GVSU dance team to host Kids Clinic

GVL / Courtesy - Rael Orao
Women's dance team

GVL / Courtesy – Rael Orao Women’s dance team

Josh Peick

The Grand Valley State dance team often performs different routines during halftime of the football and basketball games throughout the year. But at the GVSU basketball game on Jan. 30, the dance team will look a little different. To be more specific, it will look a little younger.

The Laker dance team will host its first ever kids clinic on Jan. 30. The dance team will provide the kids, ages 7-14, a day filled with activities, capped off by a performance from the team and kids during halftime of the basketball game.

Kailee Harris, a senior GVSU dancer and the clinic coordinator, has been working since June 2015 on the project.

“It was up to me to not only create the layout and schedule for the clinic, but to also get the event approved by athletics,” Harris said. “Once athletics approved the event, everything seemed to fall into place.”

“We will be teaching the dancers choreography that is appropriate for their age level,” said GVSU head dance coach Rael Orao. “We will also be playing games, along with team bonding activities before the basketball game.”

At halftime of the game, the young dancers will perform the routine that they were taught earlier in the day at the clinic.

The Laker dance team is not only looking to teach the kids a dance routine, but teach them lessons from being a dancer and how to apply those lessons outside of the dance studio.

“The biggest thing I want to teach the kids is to stick to whatever your passion is, even if people tell you not to,” said Laker captain Allie Steele. “I think being a young dancer can be hard at times because there are times when dance doesn’t give you an immediate reward.

“I would like to give the kids advice in how you can use the confidence and structure dance gives you in your everyday life.”

The Laker dance team will be able to easily relate to the kids attending the clinic, because they have been in the kids’ positions before.

“My teammates and I were all little dancers at one point in our lives, looking up to that one specific dancer who truly inspired each and every one of us,” Harris said.

Harris and her other teammates hope to be the dancer to inspire one of the young dancers to follow their dreams and continue dancing at a higher level. But after the clinic, the Laker dance team will be back to business.
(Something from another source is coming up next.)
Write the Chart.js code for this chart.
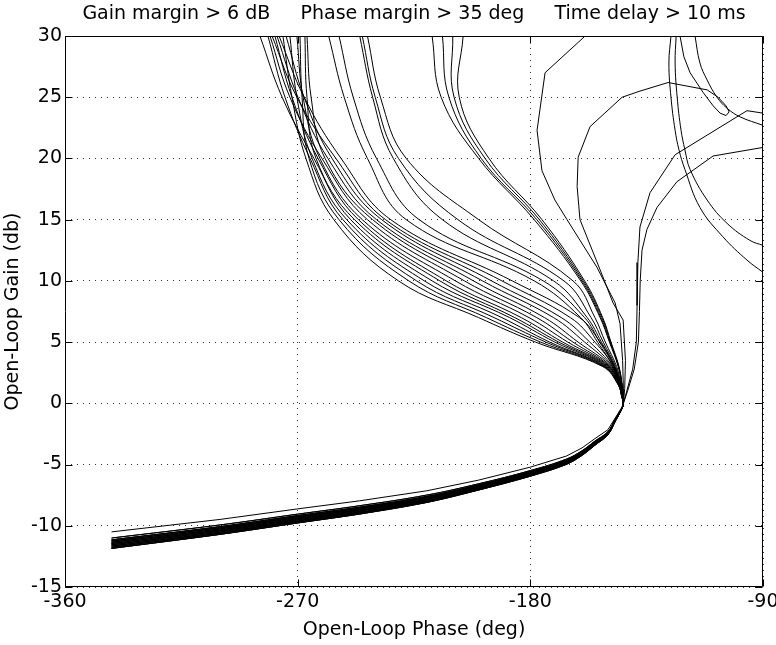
<!DOCTYPE html>
<html>
<head>
<meta charset="utf-8">
<title>Nichols chart</title>
<script src="https://cdn.jsdelivr.net/npm/chart.js@4.4.1/dist/chart.umd.min.js"></script>
<style>
  html, body { margin: 0; padding: 0; background: #fff; }
  canvas { display: block; }
</style>
</head>
<body>
<canvas id="nichols" width="776" height="645"></canvas>
<script>
const titleText = 'Gain margin > 6 dB     Phase margin > 35 deg     Time delay > 10 ms';
const phaseTicks = [-360, -270, -180, -90];
const gainTicks = [-15, -10, -5, 0, 5, 10, 15, 20, 25, 30];

// low-frequency side of the main bundle: phase (deg) at each of these gains (dB)
const fanGain = [30, 25, 20, 15, 10, 7, 5, 3, 1.5, 0.5];
const bundlePhase = [
    [-275.7, -272.2, -266.8, -256, -231, -200, -178, -152, -146, -144.6],
    [-269.1, -268.3, -265.6, -254, -227, -197, -176, -151.6, -145.9, -144.6],
    [-281.5, -274.9, -265.2, -252.5, -224, -194, -174, -151.3, -145.9, -144.6],
    [-273, -270.3, -264.4, -251, -221, -191, -172.5, -151, -145.8, -144.5],
    [-284.6, -276, -263.7, -249.5, -218, -188, -170.5, -150.6, -145.7, -144.5],
    [-267.2, -266.4, -262.9, -248, -215, -186, -169, -150.2, -145.6, -144.5],
    [-278.8, -272.2, -262.1, -246.5, -212.5, -183.5, -167.5, -149.8, -145.5, -144.5],
    [-270.3, -267.9, -261.4, -245, -209, -180.5, -165.5, -149.5, -145.5, -144.4],
    [-280.7, -273, -260.6, -243, -205.5, -177.5, -163.5, -149.2, -145.4, -144.4],
    [-266.4, -264.8, -259.4, -241, -202, -174.5, -161.5, -148.8, -145.3, -144.4],
    [-278, -269.9, -258.3, -239.5, -198.5, -171, -159, -148.5, -145.2, -144.4],
    [-274.5, -267.5, -256.7, -237.5, -195, -168, -157, -148.2, -145.1, -144.3],
    [-279.9, -270.3, -255.2, -236, -191, -164.5, -155, -147.8, -145, -144.3],
    [-277.2, -267.5, -253.2, -234, -187, -161, -153, -147.5, -145, -144.3],
    [-258, -252, -243, -228, -178.5, -160.5, -154, -148, -145.2, -144.3],
    [-254, -248.5, -239.5, -223, -175, -159, -153.2, -147.6, -145.1, -144.3],
    [-246, -241, -233, -214, -171, -158, -152.5, -147.3, -145, -144.2],
    [-245, -240, -231, -208, -167, -156.5, -151.8, -147, -144.9, -144.2],
    [-243, -238, -228, -200, -163.5, -155, -151, -146.6, -144.8, -144.2],
    [-218, -214.5, -200, -178.5, -160.5, -153, -149.4, -146, -144.6, -144.2],
    [-214, -211.5, -199, -177.5, -160, -152.7, -149.2, -145.9, -144.6, -144.2],
    [-210, -209.5, -197.5, -176.5, -159.5, -152.3, -149, -145.8, -144.5, -144.1],
    [-206, -207.5, -196, -175.5, -159, -152, -148.8, -145.7, -144.5, -144.1]
];
const bundleLower = [1, 3, 5, 7, 9, 2, 4, 6, 8, 1, 3, 5, 7, 9, 2, 4, 6, 8, 3, 5, 7, 2, 4];

// high-frequency side: gain (dB) of each variant at these phases (deg)
const lowerPhase = [-144, -144.6, -147, -150, -155, -160, -166, -180, -200, -220, -246, -270, -300, -342];
const lowerGain = [
    [0, -0.32, -1.14, -2.16, -2.88, -3.64, -4.3, -5.21, -6.27, -7.14, -7.96, -8.62, -9.48, -10.5],
    [0, -0.37, -1.24, -2.31, -3.08, -3.87, -4.55, -5.49, -6.57, -7.49, -8.36, -9.05, -9.93, -11.0],
    [0, -0.39, -1.27, -2.36, -3.14, -3.93, -4.63, -5.57, -6.66, -7.6, -8.48, -9.17, -10.07, -11.15],
    [0, -0.4, -1.29, -2.39, -3.18, -3.98, -4.68, -5.62, -6.72, -7.66, -8.56, -9.26, -10.16, -11.25],
    [0, -0.4, -1.31, -2.42, -3.22, -4.02, -4.72, -5.68, -6.78, -7.74, -8.64, -9.34, -10.25, -11.35],
    [0, -0.42, -1.33, -2.45, -3.26, -4.07, -4.78, -5.73, -6.84, -7.81, -8.72, -9.43, -10.34, -11.45],
    [0, -0.43, -1.35, -2.48, -3.3, -4.11, -4.83, -5.79, -6.9, -7.88, -8.8, -9.51, -10.43, -11.55],
    [0, -0.44, -1.37, -2.51, -3.34, -4.16, -4.88, -5.84, -6.96, -7.95, -8.88, -9.6, -10.52, -11.65],
    [0, -0.45, -1.39, -2.54, -3.38, -4.2, -4.93, -5.9, -7.02, -8.02, -8.96, -9.68, -10.61, -11.75],
    [0, -0.46, -1.41, -2.57, -3.42, -4.25, -4.98, -5.95, -7.08, -8.09, -9.04, -9.77, -10.7, -11.85]
];

// odd plants, [phase, gain] pairs from the top of the plot down to the crossover
const hookW = [[-158.8, 30], [-174.3, 27], [-177.4, 22.3], [-175.5, 19], [-170.5, 16.6], [-165.8, 15],
    [-154.2, 11.1], [-147.2, 8.2], [-145.3, 6.5], [-144.3, 3.5], [-144, 1.2]];
const loopX = [[-122.1, 30], [-120.6, 28.3], [-118.2, 27], [-113.2, 25.4], [-109.3, 24.3], [-106.6, 23.7],
    [-104.3, 23.5], [-103.1, 23.8], [-104.3, 24.3], [-107.4, 25], [-111.6, 25.6], [-126.7, 26.2],
    [-137.6, 25.5], [-144.5, 25], [-156.9, 22.6], [-161.5, 20.1], [-161.9, 17.7], [-160.8, 15],
    [-153, 10.9], [-148, 8.2], [-144.1, 6.8], [-143.2, 3.5], [-143.5, 1.2]];
const branch2 = [[-90, 20.9], [-109.3, 20.2], [-123.3, 18.1], [-131, 16], [-134.9, 14.2], [-136.8, 12.5],
    [-137.5, 10], [-137.8, 7.5], [-138.2, 5], [-139.8, 2.8], [-142.4, 1]];
const branch3 = [[-90, 23.7], [-96.2, 23.9], [-124, 20.3], [-133.7, 17.2], [-137.6, 14.4], [-138.4, 11.5],
    [-138.7, 8], [-139, 5], [-140.4, 2.8], [-142.7, 1]];
const oddLower = [6, 8, 0, 9];

// resonance arcs in the upper right corner
const arcP = [[-123.6, 30], [-124, 27.8], [-123.2, 25], [-121.7, 22.3], [-120.2, 20.7], [-118.2, 19.1],
    [-111.6, 16.6], [-103.9, 14.7], [-95, 13.3], [-90, 12.9]];
const arcQ = [[-125.6, 30], [-126.4, 27.8], [-125.6, 25], [-124, 22.3], [-122.5, 20.7], [-120.2, 19.1],
    [-114.4, 16], [-105.5, 13.6], [-96.2, 11.7], [-90, 10.7]];
const arcR = [[-116.3, 30], [-114.4, 27.8], [-111.6, 26.4], [-107.8, 25], [-103.9, 24.1], [-98.9, 23.4],
    [-90, 22.7]];

const font = { family: '"DejaVu Sans", Arial, sans-serif', size: 19 };

function line(data, tension) {
    return { data: data, tension: tension, borderColor: '#000', borderWidth: 1, pointRadius: 0, showLine: true, fill: false };
}

function withLower(points, variant, tension) {
    let data = points.map(p => ({ x: p[0], y: p[1] }));
    lowerPhase.forEach((ph, j) => data.push({ x: ph, y: lowerGain[variant][j] }));
    return line(data, tension);
}

function initNichols() {
    let datasets = [];
    bundlePhase.forEach((phases, i) => {
        let upper = phases.map((ph, j) => [ph, fanGain[j]]);
        datasets.push(withLower(upper, bundleLower[i], 0.4));
    });
    [hookW, loopX, branch2, branch3].forEach((c, i) => datasets.push(withLower(c, oddLower[i], 0)));
    [arcP, arcQ, arcR].forEach(c => datasets.push(line(c.map(p => ({ x: p[0], y: p[1] })), 0.4)));

    // box, inward ticks and the heading
    const frame = {
        id: 'frame',
        afterDraw(chart) {
            const { ctx, chartArea: a, scales } = chart;
            const l = Math.round(a.left) + 0.5, r = Math.round(a.right) - 0.5;
            const t = Math.round(a.top) + 0.5, b = Math.round(a.bottom) - 0.5;
            ctx.save();
            ctx.setLineDash([]);
            ctx.strokeStyle = '#000';
            ctx.lineWidth = 1;
            ctx.beginPath();
            ctx.moveTo(l, t); ctx.lineTo(r, t); ctx.lineTo(r, b); ctx.lineTo(l, b); ctx.closePath();
            phaseTicks.forEach(v => {
                const px = Math.round(scales.x.getPixelForValue(v)) + 0.5;
                ctx.moveTo(px, b); ctx.lineTo(px, b - 7);
                ctx.moveTo(px, t); ctx.lineTo(px, t + 7);
            });
            gainTicks.forEach(v => {
                const py = Math.round(scales.y.getPixelForValue(v)) + 0.5;
                ctx.moveTo(l, py); ctx.lineTo(l + 7, py);
                ctx.moveTo(r, py); ctx.lineTo(r - 7, py);
            });
            ctx.stroke();
            ctx.font = font.size + 'px ' + font.family;
            ctx.fillStyle = '#000';
            ctx.textAlign = 'center';
            ctx.textBaseline = 'alphabetic';
            ctx.fillText(titleText, (a.left + a.right) / 2, 19);
            ctx.restore();
        }
    };

    new Chart(document.getElementById('nichols'), {
        type: 'scatter',
        data: { datasets: datasets },
        options: {
            responsive: false,
            animation: false,
            events: [],
            layout: { padding: { top: 36, right: 13, left: 0, bottom: 0 } },
            plugins: { legend: { display: false }, tooltip: { enabled: false }, title: { display: false } },
            scales: {
                x: {
                    type: 'linear', min: -360, max: -90,
                    ticks: { stepSize: 90, autoSkip: false, maxRotation: 0, color: '#000', font: font, padding: 4 },
                    grid: { color: '#333', lineWidth: 1, drawTicks: false },
                    border: { display: false, dash: [1, 5] },
                    title: { display: true, text: 'Open-Loop Phase (deg)', color: '#000', font: font, padding: { top: 0, bottom: 4 } },
                    afterFit(s) { s.height = 58; s.paddingLeft = 0; s.paddingRight = 0; }
                },
                y: {
                    type: 'linear', min: -15, max: 30,
                    ticks: { stepSize: 5, autoSkip: false, color: '#000', font: font, padding: 3 },
                    grid: { color: '#333', lineWidth: 1, drawTicks: false },
                    border: { display: false, dash: [1, 5] },
                    title: { display: true, text: 'Open-Loop Gain (db)', color: '#000', font: font, padding: { top: 2, bottom: 0 } },
                    afterFit(s) { s.width = 65; s.paddingTop = 0; s.paddingBottom = 0; }
                }
            }
        },
        plugins: [frame]
    });
}

initNichols();
</script>
</body>
</html>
The clinic will be the last event before the dance team kicks into high gear prior to the NDA national competition. The Lakers received first-place honors last year in the NDA Division II Open Dance category. In order to repeat, GVSU will ramp up practices in February from three to four practices a week, to go along with three halftime performances throughout the month.

“Every performance we do is another practice moment for nationals,” Steele said. “This helps with different skills used in our routines and the performance quality in front of an audience. Overall, the whole season is one big preparation for nationals.”

The team will perform two different routines at the national tournament, one in hip-hop style and one in jazz. The NDA Nationals will take place April 6-10 in Daytona Beach, Florida.